## Dataset extract
## START
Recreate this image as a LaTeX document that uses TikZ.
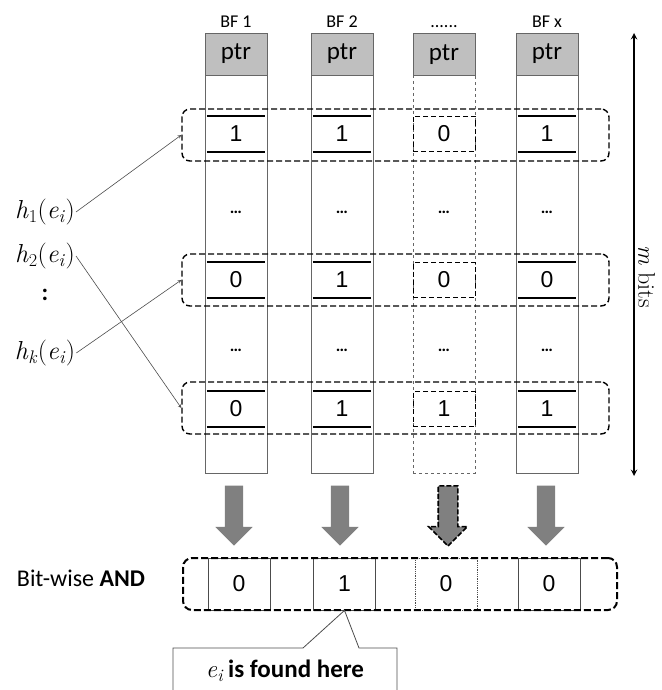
\documentclass[tikz,border=0pt]{standalone}
\usepackage{amsmath}
\usepackage{fontspec}
\usepackage{xcolor}
\usepackage{tikz}
\usetikzlibrary{shapes.arrows, positioning}
\newfontfamily\calibri{Carlito}
\newfontfamily\arial{Liberation Sans}
\newcommand{\ei}{{\rmfamily\mdseries\textit{e}\textsubscript{\textit{i}}}}

\begin{document}
\begin{tikzpicture}[x=1pt, y=-1pt]
    \tikzstyle{column} = [rectangle, draw=black!60, line width=0.9pt, minimum width=62pt, minimum height=440pt, inner sep=0]
    \tikzstyle{dashcolumn} = [column, dashed, line width=0.6pt]
    \tikzstyle{ptr} = [rectangle, draw=black!60, fill=black!25, line width=0.9pt, minimum width=62pt, minimum height=42pt, inner sep=0, font=\calibri\fontsize{25}{25}\selectfont]
    \tikzstyle{bflabel} = [font=\calibri\fontsize{18}{18}\selectfont, inner sep=2pt]
    \tikzstyle{rowbox} = [rectangle, draw=black, dash pattern=on 6pt off 3pt, line width=1.4pt, rounded corners=8pt, minimum width=427pt, minimum height=52pt]
    \tikzstyle{bar} = [draw=black, line width=1.8pt]
    \tikzstyle{bit} = [rectangle, minimum width=58pt, minimum height=35pt, inner sep=0, font=\arial\fontsize{23}{23}\selectfont,
        append after command={(\tikzlastnode.north west) edge[bar] (\tikzlastnode.north east)
                              (\tikzlastnode.south west) edge[bar] (\tikzlastnode.south east)}]
    \tikzstyle{dashbit} = [rectangle, draw=black, dash pattern=on 5pt off 3pt, line width=1pt, minimum width=62pt, minimum height=35pt, inner sep=0, font=\arial\fontsize{23}{23}\selectfont]
    \tikzstyle{dots} = [font=\calibri\bfseries\fontsize{17}{17}\selectfont]
    \tikzstyle{hlabel} = [font=\fontsize{26}{26}\selectfont, inner sep=1pt]
    \tikzstyle{arrow} = [->, >=stealth, draw=black!70, line width=0.6pt]
    \tikzstyle{mbits} = [<->, >=stealth, line width=1.8pt]
    \tikzstyle{down} = [single arrow, rotate=-90, fill=black!50, minimum height=60pt, inner sep=9pt, single arrow head extend=9.5pt, single arrow head indent=0pt]
    \tikzstyle{andbox} = [rectangle, draw=black, dash pattern=on 7pt off 3pt, line width=2pt, rounded corners=9pt, minimum width=434pt, minimum height=52pt]
    \tikzstyle{andcell} = [rectangle, draw=black!70, line width=0.8pt, minimum width=62pt, minimum height=52pt, inner sep=0, font=\arial\fontsize{23}{23}\selectfont]

    \useasboundingbox (0,0) rectangle (661,690);

    % filters
    \node (col1) [column] at (236,253) {};
    \node (col2) [column] at (342,253) {};
    \node (col3) [dashcolumn] at (444,253) {};
    \node (colx) [column] at (547,253) {};
    \node (ptr1) [ptr, below=0pt of col1.north] {ptr};
    \node (ptr2) [ptr, below=0pt of col2.north] {ptr};
    \node (ptr3) [ptr, below=0pt of col3.north] {ptr};
    \node (ptrx) [ptr, below=0pt of colx.north] {ptr};
    \node (bf1) [bflabel, above=3pt of ptr1] {BF 1};
    \node (bf2) [bflabel, above=3pt of ptr2] {BF 2};
    \node (bf3) [bflabel, above=3pt of ptr3] {......};
    \node (bfx) [bflabel, above=3pt of ptrx] {BF x};

    % selected rows
    \node (row1) [rowbox] at (395.5,135) {};
    \node (row2) [rowbox] at (395.5,280) {};
    \node (row3) [rowbox] at (395.5,408) {};

    \node (c11) [bit] at (236,134) {1};
    \node (c12) [bit] at (342,134) {1};
    \node (c13) [dashbit] at (444,134) {0};
    \node (c1x) [bit] at (547,134) {1};
    \node (c21) [bit] at (236,280) {0};
    \node (c22) [bit] at (342,280) {1};
    \node (c23) [dashbit] at (444,280) {0};
    \node (c2x) [bit] at (547,280) {0};
    \node (c31) [bit] at (236,409) {0};
    \node (c32) [bit] at (342,409) {1};
    \node (c33) [dashbit] at (444,409) {1};
    \node (c3x) [bit] at (547,409) {1};

    \node (d11) [dots] at (236,212) {…};
    \node (d12) [dots] at (342,212) {…};
    \node (d13) [dots] at (444,212) {…};
    \node (d1x) [dots] at (547,212) {…};
    \node (d21) [dots] at (236,350) {…};
    \node (d22) [dots] at (342,350) {…};
    \node (d23) [dots] at (444,350) {…};
    \node (d2x) [dots] at (547,350) {…};

    % hash functions
    \node (h1) [hlabel] at (45,212) {\textit{h}\textsubscript{1}(\ei)};
    \node (h2) [hlabel] at (45,256) {\textit{h}\textsubscript{2}(\ei)};
    \node (hdots) [font=\calibri\bfseries\fontsize{24}{24}\selectfont] at (45,295) {:};
    \node (hk) [hlabel] at (45,353) {\textit{h}\textsubscript{\textit{k}}(\ei)};
    \draw [arrow] (h1.east) -- (row1.west);
    \draw [arrow] (h2.east) -- (row3.west);
    \draw [arrow] (hk.east) -- (row2.west);

    \coordinate (mtop) at (634,33);
    \coordinate (mbot) at (634,476);
    \draw [mbits] (mtop) -- node[pos=0.55, rotate=-90, anchor=south, font=\fontsize{24}{24}\selectfont] {\textit{m} bits} (mbot);

    % and
    \node (a1) [down] at (234,511) {};
    \node (a2) [down] at (340,511) {};
    \node (a3) [down, draw=black, dash pattern=on 5pt off 2pt, line width=1.6pt] at (448,511) {};
    \node (ax) [down] at (546,511) {};

    \node (and1) [andcell] at (239,584) {0};
    \node (and2) [andcell] at (344.5,584) {1};
    \node (and3) [andcell, densely dotted] at (446,584) {0};
    \node (andx) [andcell] at (549,584) {0};
    \node (andbox) [andbox] at (400,584) {};
    \node (andlabel) [font=\calibri\fontsize{24}{24}\selectfont] at (81,578) {Bit-wise \textbf{AND}};

    \node (found) [font=\calibri\bfseries\fontsize{25}{25}\selectfont] at (285,671) {\ei\,is found here};
    \draw [draw=black!70, line width=0.8pt] (173,690) |- (303,648) -- (and2.south) -- (359,648) -| (397,690);

\end{tikzpicture}
\end{document}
## END
## Required work
Copy the whole listing above word for word but do not carry over the pictures.

## Solution for this exercise
Recreate this image as a LaTeX document that uses TikZ.
\documentclass[tikz,border=0pt]{standalone}
\usepackage{amsmath}
\usepackage{fontspec}
\usepackage{xcolor}
\usepackage{tikz}
\usetikzlibrary{shapes.arrows, positioning}
\newfontfamily\calibri{Carlito}
\newfontfamily\arial{Liberation Sans}
\newcommand{\ei}{{\rmfamily\mdseries\textit{e}\textsubscript{\textit{i}}}}

\begin{document}
\begin{tikzpicture}[x=1pt, y=-1pt]
    \tikzstyle{column} = [rectangle, draw=black!60, line width=0.9pt, minimum width=62pt, minimum height=440pt, inner sep=0]
    \tikzstyle{dashcolumn} = [column, dashed, line width=0.6pt]
    \tikzstyle{ptr} = [rectangle, draw=black!60, fill=black!25, line width=0.9pt, minimum width=62pt, minimum height=42pt, inner sep=0, font=\calibri\fontsize{25}{25}\selectfont]
    \tikzstyle{bflabel} = [font=\calibri\fontsize{18}{18}\selectfont, inner sep=2pt]
    \tikzstyle{rowbox} = [rectangle, draw=black, dash pattern=on 6pt off 3pt, line width=1.4pt, rounded corners=8pt, minimum width=427pt, minimum height=52pt]
    \tikzstyle{bar} = [draw=black, line width=1.8pt]
    \tikzstyle{bit} = [rectangle, minimum width=58pt, minimum height=35pt, inner sep=0, font=\arial\fontsize{23}{23}\selectfont,
        append after command={(\tikzlastnode.north west) edge[bar] (\tikzlastnode.north east)
                              (\tikzlastnode.south west) edge[bar] (\tikzlastnode.south east)}]
    \tikzstyle{dashbit} = [rectangle, draw=black, dash pattern=on 5pt off 3pt, line width=1pt, minimum width=62pt, minimum height=35pt, inner sep=0, font=\arial\fontsize{23}{23}\selectfont]
    \tikzstyle{dots} = [font=\calibri\bfseries\fontsize{17}{17}\selectfont]
    \tikzstyle{hlabel} = [font=\fontsize{26}{26}\selectfont, inner sep=1pt]
    \tikzstyle{arrow} = [->, >=stealth, draw=black!70, line width=0.6pt]
    \tikzstyle{mbits} = [<->, >=stealth, line width=1.8pt]
    \tikzstyle{down} = [single arrow, rotate=-90, fill=black!50, minimum height=60pt, inner sep=9pt, single arrow head extend=9.5pt, single arrow head indent=0pt]
    \tikzstyle{andbox} = [rectangle, draw=black, dash pattern=on 7pt off 3pt, line width=2pt, rounded corners=9pt, minimum width=434pt, minimum height=52pt]
    \tikzstyle{andcell} = [rectangle, draw=black!70, line width=0.8pt, minimum width=62pt, minimum height=52pt, inner sep=0, font=\arial\fontsize{23}{23}\selectfont]

    \useasboundingbox (0,0) rectangle (661,690);

    % filters
    \node (col1) [column] at (236,253) {};
    \node (col2) [column] at (342,253) {};
    \node (col3) [dashcolumn] at (444,253) {};
    \node (colx) [column] at (547,253) {};
    \node (ptr1) [ptr, below=0pt of col1.north] {ptr};
    \node (ptr2) [ptr, below=0pt of col2.north] {ptr};
    \node (ptr3) [ptr, below=0pt of col3.north] {ptr};
    \node (ptrx) [ptr, below=0pt of colx.north] {ptr};
    \node (bf1) [bflabel, above=3pt of ptr1] {BF 1};
    \node (bf2) [bflabel, above=3pt of ptr2] {BF 2};
    \node (bf3) [bflabel, above=3pt of ptr3] {......};
    \node (bfx) [bflabel, above=3pt of ptrx] {BF x};

    % selected rows
    \node (row1) [rowbox] at (395.5,135) {};
    \node (row2) [rowbox] at (395.5,280) {};
    \node (row3) [rowbox] at (395.5,408) {};

    \node (c11) [bit] at (236,134) {1};
    \node (c12) [bit] at (342,134) {1};
    \node (c13) [dashbit] at (444,134) {0};
    \node (c1x) [bit] at (547,134) {1};
    \node (c21) [bit] at (236,280) {0};
    \node (c22) [bit] at (342,280) {1};
    \node (c23) [dashbit] at (444,280) {0};
    \node (c2x) [bit] at (547,280) {0};
    \node (c31) [bit] at (236,409) {0};
    \node (c32) [bit] at (342,409) {1};
    \node (c33) [dashbit] at (444,409) {1};
    \node (c3x) [bit] at (547,409) {1};

    \node (d11) [dots] at (236,212) {…};
    \node (d12) [dots] at (342,212) {…};
    \node (d13) [dots] at (444,212) {…};
    \node (d1x) [dots] at (547,212) {…};
    \node (d21) [dots] at (236,350) {…};
    \node (d22) [dots] at (342,350) {…};
    \node (d23) [dots] at (444,350) {…};
    \node (d2x) [dots] at (547,350) {…};

    % hash functions
    \node (h1) [hlabel] at (45,212) {\textit{h}\textsubscript{1}(\ei)};
    \node (h2) [hlabel] at (45,256) {\textit{h}\textsubscript{2}(\ei)};
    \node (hdots) [font=\calibri\bfseries\fontsize{24}{24}\selectfont] at (45,295) {:};
    \node (hk) [hlabel] at (45,353) {\textit{h}\textsubscript{\textit{k}}(\ei)};
    \draw [arrow] (h1.east) -- (row1.west);
    \draw [arrow] (h2.east) -- (row3.west);
    \draw [arrow] (hk.east) -- (row2.west);

    \coordinate (mtop) at (634,33);
    \coordinate (mbot) at (634,476);
    \draw [mbits] (mtop) -- node[pos=0.55, rotate=-90, anchor=south, font=\fontsize{24}{24}\selectfont] {\textit{m} bits} (mbot);

    % and
    \node (a1) [down] at (234,511) {};
    \node (a2) [down] at (340,511) {};
    \node (a3) [down, draw=black, dash pattern=on 5pt off 2pt, line width=1.6pt] at (448,511) {};
    \node (ax) [down] at (546,511) {};

    \node (and1) [andcell] at (239,584) {0};
    \node (and2) [andcell] at (344.5,584) {1};
    \node (and3) [andcell, densely dotted] at (446,584) {0};
    \node (andx) [andcell] at (549,584) {0};
    \node (andbox) [andbox] at (400,584) {};
    \node (andlabel) [font=\calibri\fontsize{24}{24}\selectfont] at (81,578) {Bit-wise \textbf{AND}};

    \node (found) [font=\calibri\bfseries\fontsize{25}{25}\selectfont] at (285,671) {\ei\,is found here};
    \draw [draw=black!70, line width=0.8pt] (173,690) |- (303,648) -- (and2.south) -- (359,648) -| (397,690);

\end{tikzpicture}
\end{document}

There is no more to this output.